Govind Sreenivasan: Bringing History to Life

Descriptive Transcript

A man walks through a snowy quad wearing a black coat, cap, and brown leather bag. He approaches a door into a brick academic building and waves at a student leaving. Calming acoustic music plays.

The man, Professor Govind Sreenivasan, speaks in a voiceover as he walks through a hallway into his office packed with books, “History is not first and foremost a list of information. History is actually a way of thinking about the past, about learning how to make sense of human experiences, about how we can explain them, how we can explain causal relationships and about how changing our perspective teaches us to think differently about presumptions that we've had, our understandings of the past.”

The scene shifts to Govind speaking to camera in an empty lecture hall, and a lower third appears stating his name and his position as Associate Professor of History. He says: “My name is Govind Sreenivasan. I'm a professor of history in the department here at Brandeis. Iteach early modern history, which is 16th, 17th, early 18th century history, primarily Europe.”

The scene shifts to images of an outdoor staircase leading up to the humanities quad while the voiceover continues, “But I also teach South Asian history.

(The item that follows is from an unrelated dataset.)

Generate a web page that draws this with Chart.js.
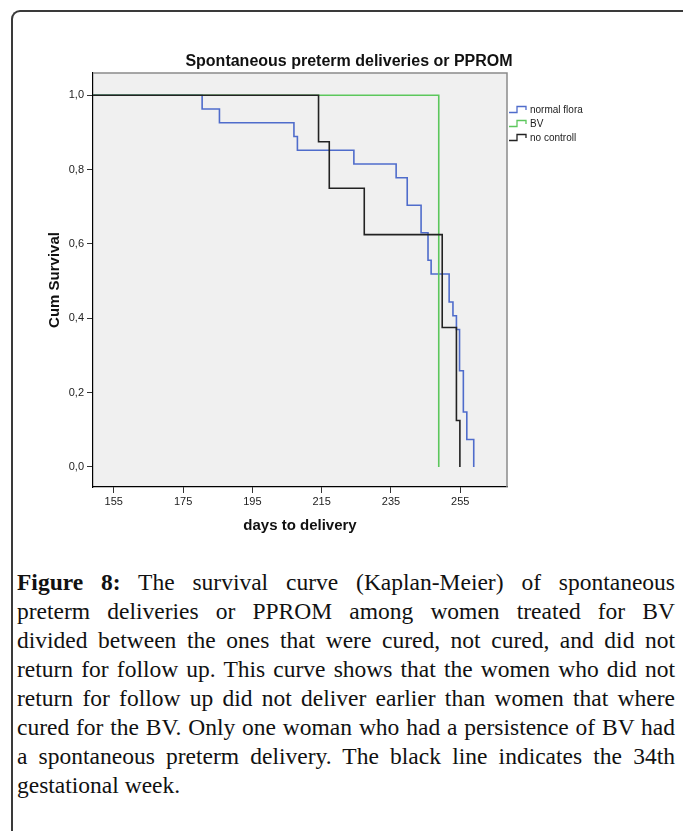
<!DOCTYPE html>
<html><head><meta charset="utf-8">
<script src="https://cdn.jsdelivr.net/npm/chart.js@4.4.1/dist/chart.umd.min.js"></script>
<style>
html,body{margin:0;padding:0;background:#fff;}
body{width:683px;height:831px;position:relative;overflow:hidden;}
#frame{position:absolute;left:11px;top:10px;width:740px;height:900px;border-top:2px solid #3a3a3a;border-left:2px solid #3a3a3a;border-top-left-radius:9px;}
#wrap{position:absolute;left:0;top:0;width:683px;height:545px;}
#caption{position:absolute;left:17px;top:568px;width:658px;font-family:"Liberation Serif","Times New Roman",serif;font-size:23.5px;line-height:29px;color:#111;}
.ln{white-space:nowrap;text-align:justify;text-align-last:justify;}
.ln.last{text-align-last:left;}
</style></head>
<body>
<div id="frame"></div>
<div id="wrap"><canvas id="c" width="683" height="545"></canvas></div>
<div id="caption">
<div class="ln"><b>Figure 8:</b> The survival curve (Kaplan-Meier) of spontaneous</div>
<div class="ln">preterm deliveries or PPROM among women treated for BV</div>
<div class="ln">divided between the ones that were cured, not cured, and did not</div>
<div class="ln">return for follow up. This curve shows that the women who did not</div>
<div class="ln">return for follow up did not deliver earlier than women that where</div>
<div class="ln">cured for the BV. Only one woman who had a persistence of BV had</div>
<div class="ln">a spontaneous preterm delivery. The black line indicates the 34th</div>
<div class="ln last">gestational week.</div>
</div>
<script>
// ---- data ----
const chartTitle = 'Spontaneous preterm deliveries or PPROM';
const xTitle = 'days to delivery';
const yTitle = 'Cum Survival';
const seriesNames = ['normal flora', 'BV', 'no controll'];
const xTicks = [155, 175, 195, 215, 235, 255];
const yTicks = [0, 0.2, 0.4, 0.6, 0.8, 1.0];
const yTickLabels = ['0,0', '0,2', '0,4', '0,6', '0,8', '1,0'];
const xRange = [149, 268.5];
const yRange = [-0.054, 1.06];

const normalDays = [0, 180.5, 185.5, 207, 208, 224.3, 236.5, 239.7, 243.7, 245.7, 246.6, 251.8, 252.9, 253.9, 254.8, 255.9, 256.9, 258.9];
const normalSurv = [1, 0.963, 0.926, 0.889, 0.852, 0.815, 0.778, 0.704, 0.630, 0.556, 0.519, 0.444, 0.407, 0.370, 0.259, 0.148, 0.074, 0];
const bvDays = [0, 248.8];
const bvSurv = [1, 0];
const noCtrlDays = [0, 214.1, 217.2, 227.3, 249.8, 253.9, 254.9];
const noCtrlSurv = [1, 0.875, 0.75, 0.625, 0.375, 0.125, 0];

const colors = ['#4f6ccb', '#5cc75c', '#222222'];

function pts(xs, ys) { return xs.map((x, i) => ({x: x, y: ys[i]})); }

const FONT = '"Liberation Sans", Arial, sans-serif';

const decor = {
  id: 'decor',
  beforeDraw(chart) {
    const {ctx, chartArea: a} = chart;
    ctx.save();
    ctx.fillStyle = '#f0f0f0';
    ctx.fillRect(a.left, a.top, a.right - a.left, a.bottom - a.top);
    ctx.restore();
  },
  afterDraw(chart) {
    const {ctx, chartArea: a} = chart;
    ctx.save();
    ctx.strokeStyle = '#8a8a8a';
    ctx.lineWidth = 1.5;
    ctx.beginPath();
    ctx.moveTo(a.left, a.top); ctx.lineTo(a.right, a.top); ctx.lineTo(a.right, a.bottom);
    ctx.stroke();
    ctx.fillStyle = '#111';
    ctx.font = 'bold 16px ' + FONT;
    ctx.textAlign = 'center'; ctx.textBaseline = 'middle';
    ctx.fillText(chartTitle, 349, 62);
    ctx.font = '10px ' + FONT;
    ctx.textAlign = 'left';
    chart.data.datasets.forEach((ds, i) => {
      const y = 110 + 14 * i;
      ctx.strokeStyle = ds.borderColor;
      ctx.lineWidth = 1.3;
      ctx.beginPath();
      ctx.moveTo(509, y + 2.5); ctx.lineTo(517, y + 2.5); ctx.lineTo(517, y - 3.5);
      ctx.lineTo(526, y - 3.5); ctx.lineTo(526, y);
      ctx.stroke();
      ctx.fillStyle = '#222';
      ctx.fillText(ds.label, 530, y);
    });
    ctx.restore();
  }
};

new Chart(document.getElementById('c'), {
  type: 'line',
  data: {
    datasets: [
      {label: seriesNames[0], data: pts(normalDays, normalSurv), borderColor: colors[0], order: 2},
      {label: seriesNames[1], data: pts(bvDays, bvSurv), borderColor: colors[1], order: 1},
      {label: seriesNames[2], data: pts(noCtrlDays, noCtrlSurv), borderColor: colors[2], order: 0}
    ].map(d => Object.assign(d, {stepped: 'before', borderWidth: 1.6, pointRadius: 0, fill: false, tension: 0}))
  },
  options: {
    responsive: false,
    animation: false,
    layout: {padding: {left: 20, top: 73, right: 176, bottom: 0}},
    plugins: {legend: {display: false}, tooltip: {enabled: false}, title: {display: false}},
    scales: {
      x: {
        type: 'linear', min: xRange[0], max: xRange[1],
        afterBuildTicks: s => { s.ticks = xTicks.map(v => ({value: v})); },
        afterFit: s => { s.height = 58; },
        ticks: {font: {family: FONT, size: 11}, color: '#222', padding: 2, maxRotation: 0, autoSkip: false,
                callback: v => String(v)},
        grid: {drawOnChartArea: false, drawTicks: true, tickLength: 6, color: '#333', lineWidth: 1},
        border: {display: true, color: '#000', width: 1.2},
        title: {display: true, text: xTitle, font: {family: FONT, size: 15, weight: 'bold'}, color: '#111', padding: {top: 0, bottom: 10}}
      },
      y: {
        type: 'linear', min: yRange[0], max: yRange[1],
        afterBuildTicks: s => { s.ticks = yTicks.map(v => ({value: v})); },
        afterFit: s => { s.width = 73; },
        ticks: {font: {family: FONT, size: 11}, color: '#222', padding: 3, autoSkip: false,
                callback: v => { const i = yTicks.findIndex(t => Math.abs(t - v) < 1e-6); return i >= 0 ? yTickLabels[i] : ''; }},
        grid: {drawOnChartArea: false, drawTicks: true, tickLength: 6, color: '#333', lineWidth: 1},
        border: {display: true, color: '#000', width: 1.2},
        title: {display: true, text: yTitle, font: {family: FONT, size: 15, weight: 'bold'}, color: '#111', padding: {top: 26, bottom: 0}}
      }
    }
  },
  plugins: [decor]
});
</script>
</body></html>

I also teach the history of the Atlantic world and I'm quite interested in world history, in global history, which is not just a way of covering space and covering time but it's also a way of posing questions.”

Govind writes loudly on a chalkboard as a title screen appears that says “Govind Sreenivasan: Bringing History to Life.”

The shots go back and forth between students in a small round table seminar classroom, writing on a blackboard that says “Rational Capitalism,” and a ticking wall clock as the voiceover continues: “To me for students to come out of a class having been equipped with new ways to think about the human experience, new questions to ask, new problems to pose, it's important that they get the facts right but it's more important that they learn how to think and indeed I think it's a large part of what makes history itself so rewarding as a discipline.”

Close-up shots of students interacting in the classroom continue, but they move into Govind animatedly teaching in front of a projection screen in the front of the classroom and shots of shuts raising their hands. He says, “This is 25 years that I've been at Brandeis and I really love it here. First and foremost, students here are intellectually serious. That's enormously rewarding as an instructor. They expect to be challenged, occasionally maybe even to be entertained and that's fine, but most of them are really here for the intellectual adventure. But I think it also makes the classroom experience for everybody that much more rewarding. I cannot get through a class without multiple questions. The other thing that I find particularly rewarding about Brandeis - scale really matters in terms of the quality and the character of the interactions that are possible in the classroom. There's a reality to the intellectual community here that I value, that I think students value, I think that all of us value here.”

Music comes up as a montage of students engaging around a seminar table with the professor from different angles.

Scene begins with Govind speaking to camera, before shifting to voiceover as the camera moves around him as he stands outside: “I was always interested and remain very interested in the history of ordinary people. There is a kind of unacknowledged and difficult to recover dignity and even heroism in everyday life, and I suppose that's probably why I ended up working on the period that I did. It's always seemed to me that history is a way of in a sense capturing the full richness of the human experience and then striking differences, striking changes of what it means to be a person, how a person thinks, how a person operates.”

Voiceover continues as camera follows Govind as he walks through brick quad, surrounded by snowy patches on either side of sidewalk: “I think learning history is one of the most intellectually productive challenges that a student can experience. History is a wonderful vehicle for fostering greater global awareness.”

Scene goes back and forth between Govind speaking to camera and scenes of students reading books, leaning over the desk, and shots of the Olin-Sang American Civilization Center. He says, “If I were asked why someone should come to Brandeis to study history, I would say because I think we've worked the balance out right. I myself am notorious for expecting a lot out of my students, but at the same time the department is well aware of the fact that every student will have their own interest in history. We have consciously structured our major in such a way that there are lots of different ways to fulfill the requirements, but it actually represents a kind of a broader philosophy in that we want students to find their own pathway through the study.”

He continues to speak, “The students that I talk to, that we hear from, they have found history to be a kind of a powerful energizer along their way to whatever future it is they choose for themselves and it's good to know that.”

Video ends with closeup of Govind in the afternoon sun, before fading into an end slide that says “Brandeis University” while the music fades out.